I had a CT brain scan. This was strangely awesome – like going into the Star Gate. There is concern that I am having mini strokes that are disrupting the blood supply to the brain. When you are sat in a cubicle and someone tells you at the age of 44 that you may be having strokes it’s bloody terrifying. The good news is that the initial results show no damage and they are reasonably sure that I am not having TIAs. Frankly, the idea that I am is terrifying.

I’ve been referred to the TIA clinic initially for a full case review. At this stage it’s likely I’ll be referred to cardiology as it could potentially be atrial fibrillation. With specific causes including my medication, my underlying asthma and alcohol. This also increases the risk of having a stroke.

My poor Husband Underfoot was a star. He took leave from work, came sat at my side, tied my splendidly oversized hospital gown up so I didn’t moon at the world.

Next Steps

Well, this is where Bat Fit comes in. I have no diagnosis as yet, but I am in the system. In the interim, I have to take some responsibility for myself. Out goes alcohol – any alcohol. I’m comparing one glass of wine to a game of Russian Roulette with my brain. It just isn’t worth it. My brain makes me who I am. Drinking is an act of deliberate self harm. I won’t say it’s easy to go cold turkey – it isn’t. HU and I shared 3 bottles of wine a week, or about 15 UK units. I’ve been reprimanded for going routinely over my weekly limits – and as a binge drinker which puts even more pressure on my cardiovascular system.


It’s quite difficult to get this through to other people in my peer group. They find it incomprehensible that I won’t actually have one drink. Like, a world of no. My desire for intoxication is far outweighed by my desire to have a healthy brain.

I am also 7-10 pounds overweight, at 139 pounds. I’ve put on that 7 in the past year. It’s time to give it back. Ideally they’d like me to be about 125 pounds for my height – we shall see! So, no alcohol, no ice cream, no crisps, and a limited amount of cheese and chocolate.
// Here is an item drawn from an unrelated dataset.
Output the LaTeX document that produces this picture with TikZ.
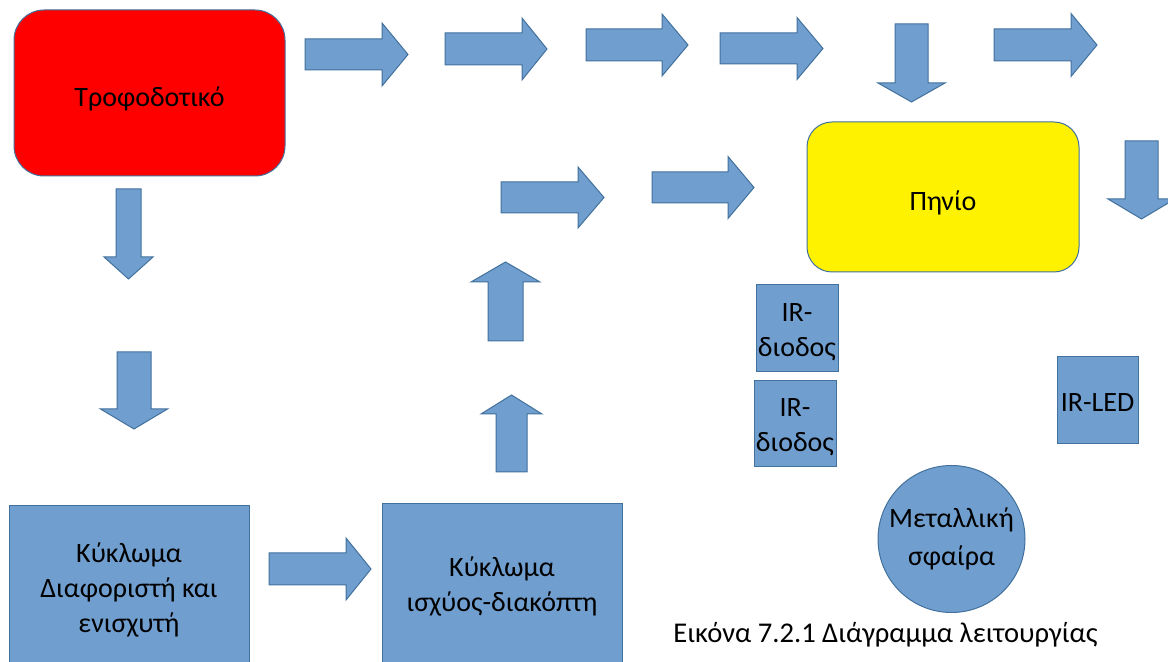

I am still allowed the odd piece of cake. Let’s not take away all the joy!

Tomorrow I get back in the swimming pool. I’m starting to feel a little better but I’ve cancelled several nights out. I also have a burst blood vessel in one eye that’s making me look frankly horrific. Oh, and bruises up both arms and hands from where 2 doctors failed to get blood from me until they resorted to a baby needle!

So I’m a bit shock up. And still waiting for a formal diagnosis. But I’m being very well taken care of, both at home and at the hospital. My GP has been outstanding – 3 visits in 3 days. Now I just need to get my mind back to a happy, productive place – this post is part of that process. This is a warning shot. Time to listen.


7 thoughts on “Bat Fit Update: Irregular Rhythm

  1. Sorry to hear all about the crappy health problems, hun. I love reading more about the amazing care you had from some of the wonderful hard-working NHS staff. Don’t worry about cancelling meeting up, if your feeling ill there’s nothing worse . Hopefully, we’ll rearrange another time.

  2. How scary, and NOT in a good way! I’m SO glad you are doing better, and that your healthcare team was/is so awesome. That’s what REAL healthcare is all about. You are very wise to choose to lose the extra pounds and give up things like wine that are or may be causing problems. Better safe than sorry! You’re much too young to take up permanent residence in a crypt.

    Please do keep us informed how how things are going, and I will be sending positive energy and thoughts your way, as well as to any helpful spirits that might be listening.

    • Thanks lovely. I still have a splendidly red eyeball and my first follow up appointment is on Monday at the ‘elderly medicine’ clinic at my local hospital, which is a pretty good little hospital. Let the games commence..

      • Good luck at your followup appointment. “Elderly medicine” clinic??? I hope it’s the age of the people and NOT the age of the medications you’re referring to!!! 😛

        Too bad it’s not closer to Hallowe’en so you could take advantage of that scary eyeball, hehehe…

  3. I will be thinking of you and hoping for all to go well! People seem so shocked by those that don’t drink. I don’t drink at all, my stomach can’t handle it and it’d probably mess with my meds, too. Good luck!